Table 1 The AUROC results in various missing rates

The main reason for MTGAIN to perform well in modeling red tide MTS distribution and further achieve the best imputation performance is that MTGAIN is designed with the purpose of mining latent information of missing patterns by introducing the idea of multi-task learning into GAIN. In this way MTGAIN combines the strong abilities of GAN in modeling distribution with prediction tasks to utilize implicit correlations between MTS attributions.

Robustness analysis

The above results are based on the missing pattern of MACR while it is inevitable to encounter other missing scenarios. To test the robustness of MTGAIN, it is necessary to evaluate the imputation performance in other scenarios. Biased missing and structural missing are two common missing scenarios [28]. In biased missing, 90% of certain attributions are randomly removed. These attributions are regarded as important information which will notably influence the occurrence or absence of red tides. 10% of the remaining attributions are also randomly removed. These attributions are considered less useful which have little impact on red tides. In structural missing, the entire attributions of certain samples are removed.

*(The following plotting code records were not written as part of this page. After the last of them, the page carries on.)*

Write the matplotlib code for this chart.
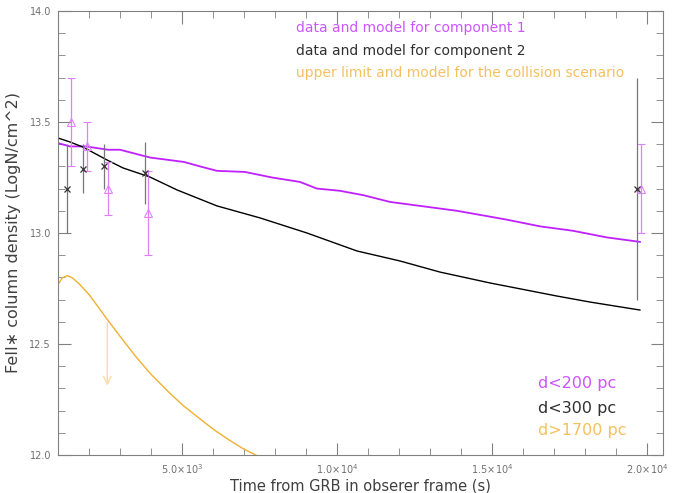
import matplotlib
matplotlib.use('Agg')
import matplotlib.pyplot as plt
from matplotlib.ticker import MultipleLocator, FuncFormatter
import numpy as np

# observed FeII* columns, component 1
t_c1 = [1410, 1925, 2610, 3910, 19800]
n_c1 = [13.50, 13.39, 13.20, 13.09, 13.20]
e_c1 = [0.20, 0.11, 0.12, 0.19, 0.20]

# observed FeII* columns, component 2
t_c2 = [1300, 1800, 2480, 3800, 19680]
n_c2 = [13.20, 13.29, 13.30, 13.27, 13.20]
e_c2 = [0.20, 0.11, 0.10, 0.14, 0.50]

# model for component 1 (d<200 pc)
tm1 = [1000, 1387, 1903, 2613, 3000, 3968, 4516, 5065, 5581, 6129, 7032,
       7903, 8806, 9355, 10100, 10860, 11710, 13871, 15484, 16548, 17613,
       18710, 19774]
nm1 = [13.405, 13.39, 13.39, 13.375, 13.375, 13.34, 13.33, 13.32, 13.30,
       13.28, 13.275, 13.25, 13.23, 13.20, 13.19, 13.17, 13.14, 13.10, 13.06,
       13.03, 13.01, 12.98, 12.96]

# model for component 2 (d<300 pc)
tm2 = [1000, 1387, 1806, 2581, 3097, 3968, 4839, 6129, 7516, 9032, 10645,
       12032, 13323, 14935, 17097, 18161, 19774]
nm2 = [13.428, 13.41, 13.387, 13.329, 13.293, 13.252, 13.194, 13.122,
       13.068, 13.0, 12.919, 12.874, 12.824, 12.775, 12.716, 12.689, 12.653]

# collision scenario model (d>1700 pc) and upper limit
tm3 = [1000, 1140, 1300, 1462, 1677, 2000, 2323, 2591, 3000, 3505, 4011,
       4581, 5011, 5548, 6000, 6516, 7000, 7376, 8000]
nm3 = [12.768, 12.798, 12.808, 12.798, 12.772, 12.723, 12.662, 12.610,
       12.535, 12.444, 12.362, 12.282, 12.226, 12.166, 12.117, 12.068,
       12.026, 12.0, 11.955]
t_ul = 2591
n_ul = 12.61
n_ul_end = 12.30

c_mag = '#c020ff'
c_mag_lt = '#e080ff'
c_org = '#f0b030'
c_grey = '#808080'

fig = plt.figure(figsize=(6.79, 4.93), dpi=100)
ax = fig.add_axes([0.0854, 0.0771, 0.8911, 0.9006])

ax.plot(tm1, nm1, color=c_mag, lw=1.3)
ax.plot(tm2, nm2, color='black', lw=1.0)
ax.plot(tm3, nm3, color=c_org, lw=1.0)

ax.errorbar(t_c1, n_c1, yerr=e_c1, fmt='^', mfc='none', mec=c_mag_lt,
            ecolor=c_mag_lt, ms=6, mew=0.8, elinewidth=0.9, capsize=3)
ax.errorbar(t_c2, n_c2, yerr=e_c2, fmt='x', color='#333333',
            ecolor='#777777', ms=5, mew=0.9, elinewidth=0.9, capsize=0)

ax.annotate('', xy=(t_ul, n_ul_end), xytext=(t_ul, n_ul),
            arrowprops=dict(arrowstyle='->', color='#f8dcb0', lw=1.0,
                            mutation_scale=14))

ax.set_xlim(1000, 20520)
ax.set_ylim(12.0, 14.0)

def sci(v, pos):
    if v <= 0:
        return ''
    e = int(np.floor(np.log10(v)))
    return r'$%.1f\!\times\!10^{%d}$' % (v / 10**e, e)

ax.xaxis.set_major_locator(MultipleLocator(5000))
ax.xaxis.set_minor_locator(MultipleLocator(1000))
ax.xaxis.set_major_formatter(FuncFormatter(sci))
ax.yaxis.set_major_locator(MultipleLocator(0.5))
ax.yaxis.set_minor_locator(MultipleLocator(0.1))
ax.yaxis.set_major_formatter(FuncFormatter(lambda v, p: '%.1f' % v))

ax.tick_params(which='both', direction='in', top=True, right=True,
               color=c_grey, labelcolor='#707070', labelsize=7)
ax.tick_params(which='major', length=9, pad=5)
ax.tick_params(which='minor', length=5)
for s in ax.spines.values():
    s.set_color(c_grey)

ax.set_xlabel('Time from GRB in obserer frame (s)', fontsize=10.5,
              color='#404040', labelpad=2)
ax.set_ylabel('FeII\u2217 column density (LogN/cm^2)', fontsize=11.5,
              color='#404040', labelpad=6)

ax.text(0.3934, 0.9617, 'data and model for component 1', transform=ax.transAxes,
        color='#cc55ff', fontsize=10, va='center')
ax.text(0.3934, 0.9099, 'data and model for component 2', transform=ax.transAxes,
        color='#303030', fontsize=10, va='center')
ax.text(0.3934, 0.8604, 'upper limit and model for the collision scenario',
        transform=ax.transAxes, color='#f5c060', fontsize=10, va='center')

ax.text(0.793, 0.162, 'd<200 pc', transform=ax.transAxes,
        color='#cc55ff', fontsize=11.5, va='center')
ax.text(0.793, 0.1036, 'd<300 pc', transform=ax.transAxes,
        color='#303030', fontsize=11.5, va='center')
ax.text(0.793, 0.0541, 'd>1700 pc', transform=ax.transAxes,
        color='#f5c060', fontsize=11.5, va='center')

plt.savefig('out.png', dpi=100)
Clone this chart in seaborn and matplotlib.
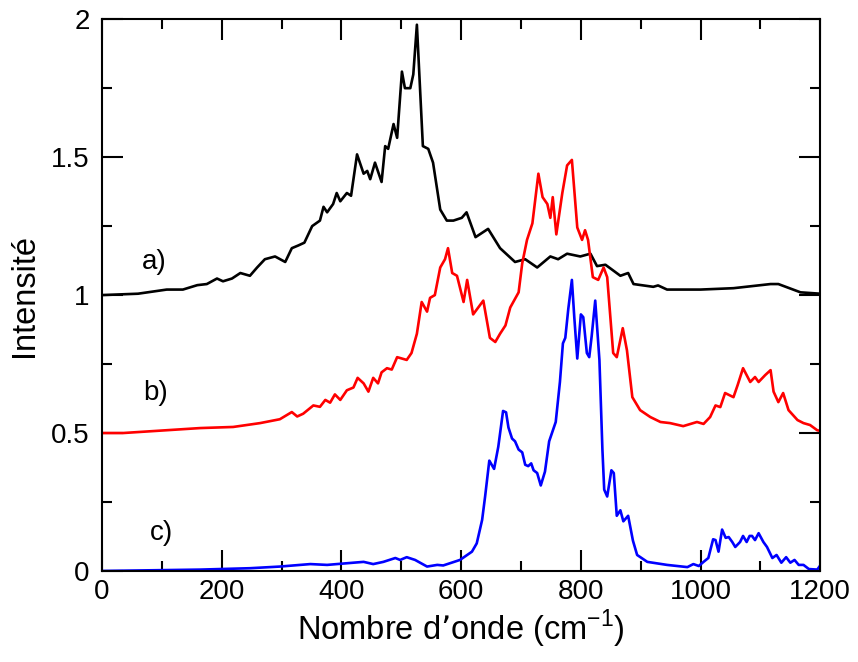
import numpy as np
import pandas as pd
import seaborn as sns
import matplotlib.pyplot as plt
from matplotlib.ticker import MultipleLocator, FuncFormatter

# Spectre a) (noir)
xa = [0, 60, 108, 135, 159, 175, 192, 202, 217, 231, 247, 259, 272, 289, 306, 317, 328, 338,
      351, 364, 370, 376, 386, 392, 398, 409, 416, 426, 437, 443, 448, 456, 467, 473, 478,
      487, 493, 501, 506, 515, 520, 526, 536, 545, 553, 565, 576, 587, 601, 609, 624, 645,
      665, 690, 707, 727, 749, 762, 777, 799, 816, 827, 841, 866, 879, 888, 921, 929, 944,
      1000, 1055, 1117, 1130, 1167, 1200]
ya = [1.0, 1.005, 1.02, 1.02, 1.036, 1.04, 1.06, 1.05, 1.06, 1.08, 1.07, 1.10, 1.13, 1.14,
      1.12, 1.17, 1.18, 1.19, 1.25, 1.27, 1.32, 1.30, 1.33, 1.37, 1.34, 1.37, 1.36, 1.51,
      1.44, 1.45, 1.42, 1.48, 1.41, 1.54, 1.53, 1.62, 1.57, 1.81, 1.75, 1.75, 1.80, 1.98,
      1.54, 1.53, 1.48, 1.31, 1.27, 1.27, 1.28, 1.30, 1.21, 1.24, 1.17, 1.12, 1.13, 1.10,
      1.14, 1.13, 1.15, 1.14, 1.15, 1.105, 1.11, 1.07, 1.08, 1.04, 1.03, 1.035, 1.02, 1.02,
      1.025, 1.04, 1.04, 1.01, 1.005]

# Spectre b) (rouge)
xb = [0, 35, 164, 219, 264, 297, 317, 326, 336, 353, 364, 373, 381, 389, 398, 409, 420, 427,
      437, 445, 453, 461, 467, 476, 484, 493, 501, 509, 517, 526, 534, 543, 548, 556, 565,
      573, 578, 585, 593, 604, 610, 620, 637, 648, 657, 665, 674, 682, 696, 702, 710, 719,
      729, 736, 744, 749, 753, 759, 769, 777, 785, 794, 802, 807, 812, 820, 829, 838, 844,
      854, 860, 870, 877, 886, 899, 916, 933, 949, 971, 994, 1005, 1016, 1025, 1033, 1041,
      1055, 1062, 1071, 1083, 1091, 1097, 1108, 1117, 1122, 1130, 1138, 1147, 1162, 1172,
      1183, 1195, 1200]
yb = [0.50, 0.50, 0.518, 0.522, 0.536, 0.55, 0.576, 0.56, 0.57, 0.60, 0.595, 0.62, 0.61,
      0.64, 0.62, 0.655, 0.665, 0.70, 0.68, 0.65, 0.70, 0.68, 0.72, 0.735, 0.73, 0.775,
      0.77, 0.765, 0.79, 0.86, 0.975, 0.94, 0.99, 1.0, 1.10, 1.13, 1.17, 1.08, 1.07, 0.975,
      1.055, 0.93, 0.98, 0.845, 0.83, 0.86, 0.89, 0.955, 1.01, 1.115, 1.20, 1.26, 1.44,
      1.355, 1.33, 1.28, 1.355, 1.22, 1.37, 1.47, 1.49, 1.245, 1.20, 1.235, 1.20, 1.065,
      1.055, 1.10, 1.065, 0.79, 0.775, 0.88, 0.80, 0.63, 0.583, 0.558, 0.54, 0.536, 0.525,
      0.54, 0.533, 0.558, 0.60, 0.594, 0.645, 0.63, 0.674, 0.735, 0.685, 0.703, 0.685,
      0.71, 0.728, 0.65, 0.612, 0.645, 0.583, 0.547, 0.536, 0.529, 0.51, 0.508]

# Spectre c) (bleu)
xc = [0, 164, 247, 297, 348, 376, 420, 437, 453, 470, 490, 498, 509, 523, 543, 560, 570,
      598, 618, 626, 635, 640, 647, 655, 662, 670, 675, 679, 685, 690, 696, 702, 707, 712,
      717, 721, 727, 733, 740, 747, 758, 765, 770, 774, 779, 785, 789, 794, 800, 804, 810,
      814, 818, 824, 831, 836, 839, 844, 851, 855, 860, 866, 871, 879, 887, 894, 911, 944,
      978, 988, 997, 1005, 1013, 1021, 1025, 1030, 1036, 1042, 1047, 1053, 1058, 1066,
      1071, 1077, 1082, 1086, 1091, 1097, 1105, 1111, 1120, 1127, 1135, 1143, 1150, 1157,
      1164, 1172, 1181, 1195, 1200]
yc = [0.0, 0.005, 0.01, 0.016, 0.025, 0.022, 0.03, 0.033, 0.025, 0.033, 0.047, 0.04, 0.05,
      0.04, 0.016, 0.022, 0.02, 0.04, 0.07, 0.10, 0.185, 0.27, 0.40, 0.37, 0.45, 0.58,
      0.575, 0.52, 0.48, 0.47, 0.44, 0.43, 0.385, 0.38, 0.39, 0.365, 0.355, 0.31, 0.36,
      0.47, 0.54, 0.685, 0.825, 0.845, 0.95, 1.055, 0.92, 0.77, 0.93, 0.92, 0.79, 0.775,
      0.85, 0.98, 0.765, 0.44, 0.295, 0.27, 0.365, 0.355, 0.20, 0.22, 0.18, 0.20, 0.11,
      0.058, 0.033, 0.022, 0.014, 0.025, 0.018, 0.033, 0.047, 0.115, 0.112, 0.07, 0.15,
      0.12, 0.123, 0.105, 0.087, 0.105, 0.127, 0.105, 0.127, 0.127, 0.112, 0.137, 0.105,
      0.087, 0.047, 0.058, 0.03, 0.05, 0.03, 0.04, 0.022, 0.022, 0.007, 0.005, 0.02]

sns.set_theme(style="ticks")
plt.rcParams['font.family'] = ['Liberation Sans', 'DejaVu Sans']
plt.rcParams['text.color'] = 'black'
plt.rcParams['axes.labelcolor'] = 'black'

fig = plt.figure(figsize=(8.58, 6.62), dpi=100)
ax = fig.add_axes([0.119, 0.1375, 0.837, 0.8335])

for xs, ys, col in [(xa, ya, "black"), (xb, yb, "red"), (xc, yc, "blue")]:
    df = pd.DataFrame({"x": xs, "y": ys})
    sns.lineplot(data=df, x="x", y="y", color=col, lw=1.9, estimator=None, ax=ax)

ax.set_xlim(0, 1200)
ax.set_ylim(0, 2)
ax.xaxis.set_major_locator(MultipleLocator(200))
ax.xaxis.set_minor_locator(MultipleLocator(100))
ax.yaxis.set_major_locator(MultipleLocator(0.5))
ax.yaxis.set_minor_locator(MultipleLocator(0.25))
ax.yaxis.set_major_formatter(FuncFormatter(lambda v, p: f"{v:g}"))
ax.tick_params(which="both", direction="in", top=True, right=True, width=1.5,
               labelsize=20, colors="black")
ax.tick_params(which="major", length=15)
ax.tick_params(which="minor", length=7.5)
ax.tick_params(axis="y", pad=9)
ax.tick_params(axis="x", pad=6)
for sp in ax.spines.values():
    sp.set_linewidth(1.5)
    sp.set_color("black")

ax.set_xlabel("Nombre d\u2019onde (cm$^{\\mathregular{-1}}$)", fontsize=23.5, labelpad=2)
ax.set_ylabel("Intensit\u00e9", fontsize=23.5, labelpad=8)

ax.text(87, 1.12, "a)", fontsize=20, ha="center", va="center")
ax.text(89, 0.645, "b)", fontsize=20, ha="center", va="center")
ax.text(99, 0.138, "c)", fontsize=20, ha="center", va="center")

fig.savefig("out.png", dpi=100)
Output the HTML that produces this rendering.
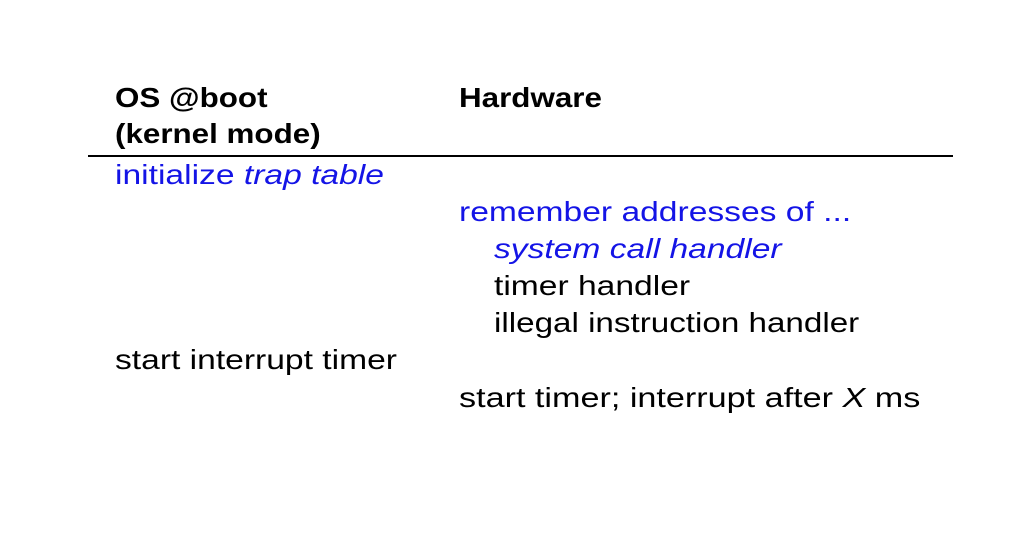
<!DOCTYPE html>
<html><head><meta charset="utf-8"><style>
html,body{margin:0;padding:0;background:#fff;}
body{width:1030px;height:552px;position:relative;overflow:hidden;font-family:"Liberation Sans",sans-serif;font-size:28px;line-height:30px;color:#000;}
.t{position:absolute;white-space:nowrap;transform:scaleX(1.2);transform-origin:0 0;}
.b{font-weight:bold;transform:scaleX(1.12);}
.bl{color:#1414e6;}
i{font-style:italic;}
.hr{position:absolute;left:88px;top:155px;width:865px;height:2px;background:#000;}
</style></head><body>
<div class="t b" style="left:115px;top:83px;">OS @boot</div>
<div class="t b" style="left:115px;top:119px;">(kernel mode)</div>
<div class="t b" style="left:459px;top:83px;">Hardware</div>
<div class="hr"></div>
<div class="t bl" style="left:115px;top:160px;">initialize <i>trap table</i></div>
<div class="t bl" style="left:459px;top:197px;">remember addresses of ...</div>
<div class="t bl" style="left:494px;top:234px;"><i>system call handler</i></div>
<div class="t" style="left:494px;top:271px;">timer handler</div>
<div class="t" style="left:494px;top:308px;transform:scaleX(1.185);">illegal instruction handler</div>
<div class="t" style="left:115px;top:345px;">start interrupt timer</div>
<div class="t" style="left:459px;top:383px;transform:scaleX(1.22);">start timer; interrupt after <i>X</i> ms</div>
</body></html>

The samples are randomly selected with uniform probability. This missing pattern fits the scenario where the buoy encounters a halt on this day because of power failure or other reasons. In the scenario, no sensors can work normally and the attributions are structurally missed. The RMSE results based on the two missing patterns are shown in Figs. 8 and 9, respectively.

Fig. 8
figure 8

RMSE comparisons in structural missing

Fig. 9
figure 9

RMSE comparisons in biased missing

In structural missing, tested models show tiny decline than in MCAR. The main reason is that in structural missing, part of the important attributions are removed and there is no much useful information available. In biased missing, other models present significant decline especially under high missing rates. It is probably due to the fact that with the deletion of almost entire import attributions, these models have no access to useful information to impute missing values and become less reliable. MTGAIN maintains robustness and only exhibits tiny deterioration than in other missing scenarios. This is because it can infer the removed attributions by the prediction task while other models rely heavily on these important attributions. Once the important attributions are removed, other models will show sharp deterioration of performance. The advantage of MTGAIN is that it relies on the prediction task with less emphasis on important attributions, which implies the great applicability to various missing scenarios and the strong robustness of MTGAIN.

Limitations

The main limitations include the expensive cost of computational time and the difficulty to coordinate multiple components during training. On one hand, the inclusion of an extra prediction task increases computational time. In future work, we will investigate the use of model pruning and distillation techniques to alleviate the issue. On the other hand, the appropriate training steps matter for the model to converge. The pre-trained model may be more powerful than other components including the generator and discriminator, which makes it difficult for other components to be updated effectively. It is necessary to try different combinations of training steps for convergence.

Conclusion

In this article, MTGAIN is proposed by combining the generation and prediction tasks for red tide MTS imputation. MTGAIN utilizes multiple complementary tasks to learn a rich representation about original data to unearth the implicit correlations between attributions and prediction tasks. The imputed values maintain the correlations between attributions which are also suitable for prediction tasks. In addition, homoscedastic uncertainty is exploited to balance the weight of losses between generation and prediction tasks to ensure that the parameters of MTGAIN will not be updated to a fixed direction. Experiment results indicate that MTGAIN performs well in modeling distributions of red tide MTS and mining implicit correlations between attributions and prediction tasks, especially under high missing rates. MTGAIN achieves better imputation performance and robustness than the state-of-art models, which makes it a strong alternative to other methods for red tide MTS imputation.